The same scenario is now playing out in Europe.

Further, while it does impress some people to talk tough and say, "I wouldn't lift a finger to help these banks -- they need to learn their lesson," the problem is that "teaching the banks a lesson" could entail collateral damage that goes far beyond the banks and causes severe harm to many innocent bystanders. Is "teaching the banks a lesson" worth the risk that ordinary citizens might be unable to access money that they have in money market funds for an unknown period of time, for example? If ordinary citizens can't access their money, it would cause all kinds of disastrous problems for families and small businesses. Is that a worthwhile price to pay in order to "teach those banks a lesson" about loaning to risky borrowers (especially when the government made those banks make a lot of those loans in the first place)?

To take this position is almost equivalent to saying, "If kids are playing with matches, you have to let them burn down the house sometimes -- it teaches them a lesson -- and that's just tough if they get burned to death in the process, along with a few of the neighbors."

The bottom line of all this is the fact that "you can't have just a little bit of socialism."
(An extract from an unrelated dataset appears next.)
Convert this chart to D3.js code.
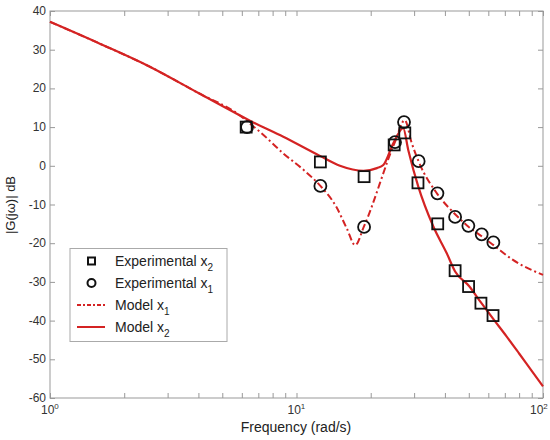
<!DOCTYPE html>
<html>
<head>
<meta charset="utf-8">
<script src="https://cdn.jsdelivr.net/npm/d3@7"></script>
<style>
body{margin:0;background:#fff}
svg{font-family:"Liberation Sans",Arial,sans-serif}
</style>
</head>
<body>
<svg width="550" height="440"></svg>
<script>
// measured points
const expFreqX2 = [6.25, 12.5, 18.8, 24.9, 27.5, 31.1, 37.4, 44, 49.9, 56, 62.7]
const expMagX2 = [10, 1, -2.8, 5.4, 8.5, -4.4, -15, -27.1, -31.2, -35.5, -38.7]
const expFreqX1 = [6.3, 12.5, 18.8, 25.1, 27.3, 31.3, 37.3, 44, 49.8, 56.4, 62.9]
const expMagX1 = [10, -5.2, -15.8, 6.1, 11.3, 1.2, -7.1, -13.2, -15.5, -17.7, -19.8]

// model curves
const modelFreqX2 = [1, 1.6, 2.54, 4, 5.9, 6.5, 8.84, 12.5, 15, 18.7, 21.2, 22.5, 24.7, 27.1, 28.4, 31.2, 35.9, 40.7, 44, 50, 56, 62.7, 71, 80, 90, 100]
const modelMagX2 = [37.2, 31.5, 25.6, 18.8, 13.0, 11.6, 7.5, 2.5, 0.0, -1.3, -0.6, 0.2, 5.8, 9.7, 4.1, -5.4, -15.7, -22.6, -27.3, -31, -35.3, -39.5, -44, -48.5, -53, -57]
const modelFreqX1 = [1, 1.6, 2.54, 4, 5.9, 6.5, 7.1, 8.84, 10.7, 12.5, 14.5, 16, 17.3, 18.8, 25.1, 27.5, 29.3, 31.3, 37.3, 44, 50, 56.4, 63, 75, 100]
const modelMagX1 = [37.2, 31.5, 25.6, 18.8, 13.0, 10.8, 8.8, 3.2, -1.1, -5.2, -10.6, -16.2, -20.5, -15.6, 6.2, 11.8, 6, 1.1, -7.3, -12.5, -15.8, -18.2, -20.5, -24.2, -28.2]

const yTicks = [40, 30, 20, 10, 0, -10, -20, -30, -40, -50, -60]
const xMajor = [1, 10, 100]
const xMinor = [2, 3, 4, 5, 6, 7, 8, 9, 20, 30, 40, 50, 60, 70, 80, 90]

const red = "#d42323"
const svg = d3.select("svg")

const plotLeft = 50, plotRight = 543, plotTop = 11, plotBottom = 398

const scaleX = d3.scaleLog()
    .domain([1, 100])
    .range([plotLeft, plotRight])
const scaleY = d3.scaleLinear()
    .domain([-60, 40])
    .range([plotBottom, plotTop])

// frame
svg.append("rect")
    .attr("x", plotLeft)
    .attr("y", plotTop)
    .attr("width", plotRight - plotLeft)
    .attr("height", plotBottom - plotTop)
    .attr("fill", "none")
    .attr("stroke", "#999")

const tickStyle = g => {
    g.select(".domain").remove()
    g.selectAll(".tick line").attr("stroke", "#999")
}

const xTickVals = xMajor.concat(xMinor)
svg.append("g")
    .attr("transform", `translate(0,${plotBottom})`)
    .call(d3.axisBottom(scaleX).tickValues(xTickVals).tickSize(-5).tickFormat(""))
    .call(tickStyle)
svg.append("g")
    .attr("transform", `translate(0,${plotTop})`)
    .call(d3.axisTop(scaleX).tickValues(xTickVals).tickSize(-5).tickFormat(""))
    .call(tickStyle)
svg.append("g")
    .attr("transform", `translate(${plotLeft},0)`)
    .call(d3.axisLeft(scaleY).tickValues(yTicks).tickSize(-5).tickFormat(""))
    .call(tickStyle)
svg.append("g")
    .attr("transform", `translate(${plotRight},0)`)
    .call(d3.axisRight(scaleY).tickValues(yTicks).tickSize(-5).tickFormat(""))
    .call(tickStyle)

// y tick labels
svg.append("g")
    .selectAll("text")
    .data(yTicks)
    .join("text")
    .attr("x", plotLeft - 4)
    .attr("y", d => scaleY(d) + 4)
    .attr("text-anchor", "end")
    .attr("font-size", 12)
    .attr("fill", "#333")
    .text(d => d)

// x tick labels, 10^n (last one pulled in so it stays on the page)
const xLab = svg.append("g")
    .selectAll("text")
    .data(xMajor)
    .join("text")
    .attr("x", d => d == 100 ? 530 : scaleX(d) - 9)
    .attr("y", plotBottom + 16)
    .attr("font-size", 12)
    .attr("fill", "#333")
xLab.append("tspan").text("10")
xLab.append("tspan")
    .attr("dy", -5)
    .attr("font-size", 8)
    .text(d => Math.round(Math.log10(d)))

svg.append("text")
    .attr("x", 296)
    .attr("y", 432)
    .attr("text-anchor", "middle")
    .attr("font-size", 14)
    .attr("fill", "#222")
    .text("Frequency (rad/s)")

svg.append("text")
    .attr("transform", "translate(15,205) rotate(-90)")
    .attr("text-anchor", "middle")
    .attr("font-size", 13)
    .attr("fill", "#222")
    .text("|G(jω)| dB")

// model lines
const lineGen = d3.line()
    .x(d => scaleX(d[0]))
    .y(d => scaleY(d[1]))
    .curve(d3.curveMonotoneX)

svg.append("path")
    .datum(d3.zip(modelFreqX1, modelMagX1))
    .attr("d", lineGen)
    .attr("fill", "none")
    .attr("stroke", red)
    .attr("stroke-width", 2)
    .attr("stroke-dasharray", "7,3,2,3")

svg.append("path")
    .datum(d3.zip(modelFreqX2, modelMagX2))
    .attr("d", lineGen)
    .attr("fill", "none")
    .attr("stroke", red)
    .attr("stroke-width", 2.2)

// experimental markers
svg.append("g")
    .selectAll("rect")
    .data(d3.zip(expFreqX2, expMagX2))
    .join("rect")
    .attr("x", d => scaleX(d[0]) - 5.5)
    .attr("y", d => scaleY(d[1]) - 5.5)
    .attr("width", 11)
    .attr("height", 11)
    .attr("fill", "none")
    .attr("stroke", "#111")
    .attr("stroke-width", 1.8)

svg.append("g")
    .selectAll("circle")
    .data(d3.zip(expFreqX1, expMagX1))
    .join("circle")
    .attr("cx", d => scaleX(d[0]))
    .attr("cy", d => scaleY(d[1]))
    .attr("r", 6)
    .attr("fill", "none")
    .attr("stroke", "#111")
    .attr("stroke-width", 1.8)

// legend
const legend = svg.append("g")
legend.append("rect")
    .attr("x", 70)
    .attr("y", 248.5)
    .attr("width", 157)
    .attr("height", 93)
    .attr("fill", "#fff")
    .attr("stroke", "#aaa")

const legendItems = [
    {label: "Experimental x", sub: "2", kind: "square"},
    {label: "Experimental x", sub: "1", kind: "circle"},
    {label: "Model x", sub: "1", kind: "dash"},
    {label: "Model x", sub: "2", kind: "solid"}
]

const rows = legend.selectAll("g.item")
    .data(legendItems)
    .join("g")
    .attr("class", "item")
    .attr("transform", (d, i) => `translate(0,${261 + i * 22})`)

rows.filter(d => d.kind == "square")
    .append("rect")
    .attr("x", 88)
    .attr("y", -3.5)
    .attr("width", 7)
    .attr("height", 7)
    .attr("fill", "none")
    .attr("stroke", "#111")
    .attr("stroke-width", 2)
rows.filter(d => d.kind == "circle")
    .append("circle")
    .attr("cx", 91.5)
    .attr("cy", 0)
    .attr("r", 4)
    .attr("fill", "none")
    .attr("stroke", "#111")
    .attr("stroke-width", 2)
rows.filter(d => d.kind == "dash" || d.kind == "solid")
    .append("line")
    .attr("x1", 77)
    .attr("x2", 105)
    .attr("stroke", red)
    .attr("stroke-width", 2)
    .attr("stroke-dasharray", d => d.kind == "dash" ? "4,2,2,2" : null)

const rowText = rows.append("text")
    .attr("x", 115)
    .attr("y", 5)
    .attr("font-size", 14)
    .attr("fill", "#222")
rowText.append("tspan").text(d => d.label)
rowText.append("tspan")
    .attr("dy", 5)
    .attr("font-size", 10)
    .text(d => d.sub)
</script>
</body>
</html>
When governments interfere with banking, even if it's just a little bit, it eventually results in situations just like the one that is unfolding right now in Europe. First, the government meddling tends to result in expanded lending activity to borrowers who would not otherwise get loans (and at terms that those borrowers would never be able to get under a purely "free market" situation). This happens both because governments feel they can tell banks to whom they should loan and also because banks become more willing to lend to people or governments they would not otherwise lend to, as long as the government promises to pick up the tab if those loans don't work out (have a look at our previous post on the Solyndra debacle, for a recent example).

After the first result (expanded lending to people and/or governments who would otherwise not get loans, or who would otherwise have to pay a lot more for those loans), the second result is rather obvious. When all that artificially-expanded credit begins to go sour, the government sails in with other people's money in order to prevent the whole house from burning down. Once even a "little bit of socialism" gets added to banking, TBTF becomes an inevitable acronym of banking.

The sad fact of the matter is this: there is a market rate for borrowing that is based on creditworthiness, and if you want to subvert that rate, you will end up with inevitable losses. Loaning lots of money to people or nations with terrible credit histories will always mean that some of it is lost, and if you don't charge them high enough rates to cover those losses, you will have to get the money from someone else to cover those losses. The place that governments get that money is obviously from everybody else, either in the form of higher taxes or in the form of inflation and the slow loss of their purchasing power over time, or both. As Milton Friedman famously said numerous times, in economics there is no free lunch.

Yesterday we published a post about some other lessons from the current European crisis, but we believe the topic of this post is the biggest lesson out of the entire European situation. We have been talking about today's action which was probably taken to prevent a bank failure, but the question of government involvement in banking, lending, and bailing out is related to what we have called "the question of our time," because bloated spending by governments is directly connected to easy credit and borrowing, interference in banking, and ultimately the devaluation of currency. The pensions and other government entitlements that some Europeans have been enjoying on borrowed money are now going to be paid for by everyone else, but this should not come as a surprise.

Once people, through their elected leaders, decide to abandon the principles of free market capitalism, the socialization of losses and "too big to fail" become inevitable consequences. Everyone pays.